WORK INSTRUCTIONS: Everything from the first line of the data below through the line that contains "return [x0 / W, x1 / W]" should be written out exactly, please, and nothing more; the pictures stay out.
####
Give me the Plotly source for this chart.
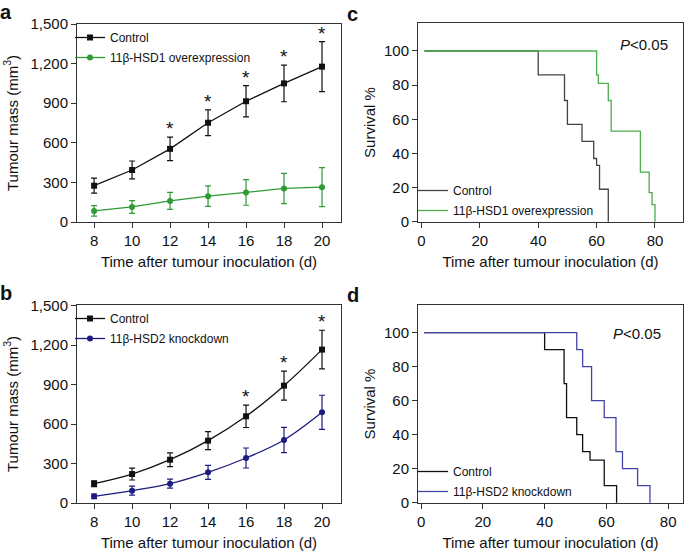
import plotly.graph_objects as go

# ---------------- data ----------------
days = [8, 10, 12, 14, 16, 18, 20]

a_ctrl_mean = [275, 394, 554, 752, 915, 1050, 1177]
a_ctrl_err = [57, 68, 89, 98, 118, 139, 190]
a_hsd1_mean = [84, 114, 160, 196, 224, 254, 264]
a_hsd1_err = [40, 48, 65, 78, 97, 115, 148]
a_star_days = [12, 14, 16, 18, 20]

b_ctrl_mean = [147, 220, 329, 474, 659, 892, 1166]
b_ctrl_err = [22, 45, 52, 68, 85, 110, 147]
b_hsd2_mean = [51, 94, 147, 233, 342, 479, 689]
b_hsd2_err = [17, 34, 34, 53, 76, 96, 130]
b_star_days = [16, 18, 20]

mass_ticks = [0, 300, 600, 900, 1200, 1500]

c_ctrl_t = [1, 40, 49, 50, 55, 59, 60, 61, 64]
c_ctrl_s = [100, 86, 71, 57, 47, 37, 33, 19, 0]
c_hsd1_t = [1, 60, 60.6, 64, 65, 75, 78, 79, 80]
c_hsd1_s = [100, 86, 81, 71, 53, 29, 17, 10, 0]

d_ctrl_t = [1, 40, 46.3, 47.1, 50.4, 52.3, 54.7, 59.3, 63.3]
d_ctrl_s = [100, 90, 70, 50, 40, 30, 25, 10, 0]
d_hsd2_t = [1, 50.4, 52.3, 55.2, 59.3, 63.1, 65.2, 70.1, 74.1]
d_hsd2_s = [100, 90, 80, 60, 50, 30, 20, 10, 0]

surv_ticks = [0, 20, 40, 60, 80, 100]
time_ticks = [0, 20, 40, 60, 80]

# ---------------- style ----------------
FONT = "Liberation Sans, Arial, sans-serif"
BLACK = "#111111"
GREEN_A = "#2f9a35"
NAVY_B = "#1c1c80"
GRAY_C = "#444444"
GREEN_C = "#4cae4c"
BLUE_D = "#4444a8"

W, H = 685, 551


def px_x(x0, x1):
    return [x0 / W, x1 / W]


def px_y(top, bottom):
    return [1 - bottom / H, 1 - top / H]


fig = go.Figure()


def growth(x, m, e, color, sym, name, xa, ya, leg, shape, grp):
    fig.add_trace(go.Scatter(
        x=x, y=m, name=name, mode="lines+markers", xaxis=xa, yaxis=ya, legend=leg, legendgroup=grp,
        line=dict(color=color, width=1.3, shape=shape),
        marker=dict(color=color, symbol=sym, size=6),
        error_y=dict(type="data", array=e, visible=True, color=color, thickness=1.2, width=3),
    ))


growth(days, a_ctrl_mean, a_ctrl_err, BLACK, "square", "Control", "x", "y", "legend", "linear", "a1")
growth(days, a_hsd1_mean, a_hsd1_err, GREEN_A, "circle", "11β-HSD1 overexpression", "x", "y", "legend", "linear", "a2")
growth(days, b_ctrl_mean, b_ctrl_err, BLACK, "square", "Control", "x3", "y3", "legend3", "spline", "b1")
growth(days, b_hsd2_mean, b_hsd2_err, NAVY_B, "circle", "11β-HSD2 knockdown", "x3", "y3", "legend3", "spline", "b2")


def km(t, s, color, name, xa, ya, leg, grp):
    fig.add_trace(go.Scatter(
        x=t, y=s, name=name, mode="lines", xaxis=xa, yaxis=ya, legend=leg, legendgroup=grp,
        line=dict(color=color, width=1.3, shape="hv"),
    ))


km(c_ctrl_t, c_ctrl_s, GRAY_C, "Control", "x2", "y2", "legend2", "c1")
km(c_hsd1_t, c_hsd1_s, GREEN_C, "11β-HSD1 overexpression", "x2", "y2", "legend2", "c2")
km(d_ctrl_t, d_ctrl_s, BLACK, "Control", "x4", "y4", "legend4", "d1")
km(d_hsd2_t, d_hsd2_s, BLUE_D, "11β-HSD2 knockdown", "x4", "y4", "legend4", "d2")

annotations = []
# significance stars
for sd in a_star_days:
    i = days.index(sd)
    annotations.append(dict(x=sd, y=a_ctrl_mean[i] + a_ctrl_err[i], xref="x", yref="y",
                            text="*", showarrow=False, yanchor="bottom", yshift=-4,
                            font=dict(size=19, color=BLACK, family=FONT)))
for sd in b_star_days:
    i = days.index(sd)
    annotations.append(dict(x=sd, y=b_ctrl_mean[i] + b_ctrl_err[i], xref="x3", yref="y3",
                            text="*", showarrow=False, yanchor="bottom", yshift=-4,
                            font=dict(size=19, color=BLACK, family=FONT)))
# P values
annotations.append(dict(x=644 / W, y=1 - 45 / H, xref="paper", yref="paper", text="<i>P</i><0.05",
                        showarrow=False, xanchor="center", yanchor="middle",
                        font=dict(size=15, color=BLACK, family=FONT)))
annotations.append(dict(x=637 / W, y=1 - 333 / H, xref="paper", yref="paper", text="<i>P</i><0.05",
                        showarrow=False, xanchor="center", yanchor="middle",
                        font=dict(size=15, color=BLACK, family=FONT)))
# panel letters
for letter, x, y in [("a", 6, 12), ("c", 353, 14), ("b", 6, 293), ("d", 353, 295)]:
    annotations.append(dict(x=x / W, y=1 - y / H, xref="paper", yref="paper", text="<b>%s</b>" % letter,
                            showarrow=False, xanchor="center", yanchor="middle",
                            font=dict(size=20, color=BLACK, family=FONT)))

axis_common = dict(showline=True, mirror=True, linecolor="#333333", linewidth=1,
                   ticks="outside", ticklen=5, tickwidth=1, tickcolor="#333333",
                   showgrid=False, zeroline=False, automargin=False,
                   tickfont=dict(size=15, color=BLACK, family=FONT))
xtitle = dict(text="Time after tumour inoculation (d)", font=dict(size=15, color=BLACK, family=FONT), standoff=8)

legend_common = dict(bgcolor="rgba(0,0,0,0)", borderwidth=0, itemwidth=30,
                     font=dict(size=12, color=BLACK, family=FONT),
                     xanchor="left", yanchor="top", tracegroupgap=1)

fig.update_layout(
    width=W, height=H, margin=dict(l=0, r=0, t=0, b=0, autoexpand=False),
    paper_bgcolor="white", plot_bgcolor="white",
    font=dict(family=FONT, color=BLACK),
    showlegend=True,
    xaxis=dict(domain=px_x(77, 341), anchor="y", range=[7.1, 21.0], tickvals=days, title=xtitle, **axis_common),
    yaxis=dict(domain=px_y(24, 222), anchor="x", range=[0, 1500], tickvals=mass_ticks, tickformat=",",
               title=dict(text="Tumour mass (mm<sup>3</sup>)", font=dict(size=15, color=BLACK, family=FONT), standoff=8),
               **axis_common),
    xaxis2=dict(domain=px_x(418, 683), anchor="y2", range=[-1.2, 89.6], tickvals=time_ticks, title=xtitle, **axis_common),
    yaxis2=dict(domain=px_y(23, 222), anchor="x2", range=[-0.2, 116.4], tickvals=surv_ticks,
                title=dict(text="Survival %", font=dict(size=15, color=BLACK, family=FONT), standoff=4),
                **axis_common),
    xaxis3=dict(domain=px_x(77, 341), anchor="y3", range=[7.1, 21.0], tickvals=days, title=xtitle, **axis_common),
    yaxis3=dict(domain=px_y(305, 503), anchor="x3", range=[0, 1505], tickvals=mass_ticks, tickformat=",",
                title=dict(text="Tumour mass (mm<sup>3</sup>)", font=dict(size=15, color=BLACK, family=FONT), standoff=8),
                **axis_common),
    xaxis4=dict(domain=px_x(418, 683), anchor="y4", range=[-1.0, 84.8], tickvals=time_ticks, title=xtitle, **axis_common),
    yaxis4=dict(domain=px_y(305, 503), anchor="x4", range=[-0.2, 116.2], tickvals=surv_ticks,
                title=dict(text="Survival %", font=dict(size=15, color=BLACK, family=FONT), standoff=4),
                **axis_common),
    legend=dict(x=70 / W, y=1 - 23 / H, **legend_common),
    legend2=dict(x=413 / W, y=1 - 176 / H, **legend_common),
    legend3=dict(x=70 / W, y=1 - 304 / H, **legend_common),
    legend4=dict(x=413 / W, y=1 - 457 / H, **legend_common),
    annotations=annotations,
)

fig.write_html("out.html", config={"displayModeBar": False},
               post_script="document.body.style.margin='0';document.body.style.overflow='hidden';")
####
RESULT OF THE TASK:
Give me the Plotly source for this chart.
import plotly.graph_objects as go

# ---------------- data ----------------
days = [8, 10, 12, 14, 16, 18, 20]

a_ctrl_mean = [275, 394, 554, 752, 915, 1050, 1177]
a_ctrl_err = [57, 68, 89, 98, 118, 139, 190]
a_hsd1_mean = [84, 114, 160, 196, 224, 254, 264]
a_hsd1_err = [40, 48, 65, 78, 97, 115, 148]
a_star_days = [12, 14, 16, 18, 20]

b_ctrl_mean = [147, 220, 329, 474, 659, 892, 1166]
b_ctrl_err = [22, 45, 52, 68, 85, 110, 147]
b_hsd2_mean = [51, 94, 147, 233, 342, 479, 689]
b_hsd2_err = [17, 34, 34, 53, 76, 96, 130]
b_star_days = [16, 18, 20]

mass_ticks = [0, 300, 600, 900, 1200, 1500]

c_ctrl_t = [1, 40, 49, 50, 55, 59, 60, 61, 64]
c_ctrl_s = [100, 86, 71, 57, 47, 37, 33, 19, 0]
c_hsd1_t = [1, 60, 60.6, 64, 65, 75, 78, 79, 80]
c_hsd1_s = [100, 86, 81, 71, 53, 29, 17, 10, 0]

d_ctrl_t = [1, 40, 46.3, 47.1, 50.4, 52.3, 54.7, 59.3, 63.3]
d_ctrl_s = [100, 90, 70, 50, 40, 30, 25, 10, 0]
d_hsd2_t = [1, 50.4, 52.3, 55.2, 59.3, 63.1, 65.2, 70.1, 74.1]
d_hsd2_s = [100, 90, 80, 60, 50, 30, 20, 10, 0]

surv_ticks = [0, 20, 40, 60, 80, 100]
time_ticks = [0, 20, 40, 60, 80]

# ---------------- style ----------------
FONT = "Liberation Sans, Arial, sans-serif"
BLACK = "#111111"
GREEN_A = "#2f9a35"
NAVY_B = "#1c1c80"
GRAY_C = "#444444"
GREEN_C = "#4cae4c"
BLUE_D = "#4444a8"

W, H = 685, 551


def px_x(x0, x1):
    return [x0 / W, x1 / W]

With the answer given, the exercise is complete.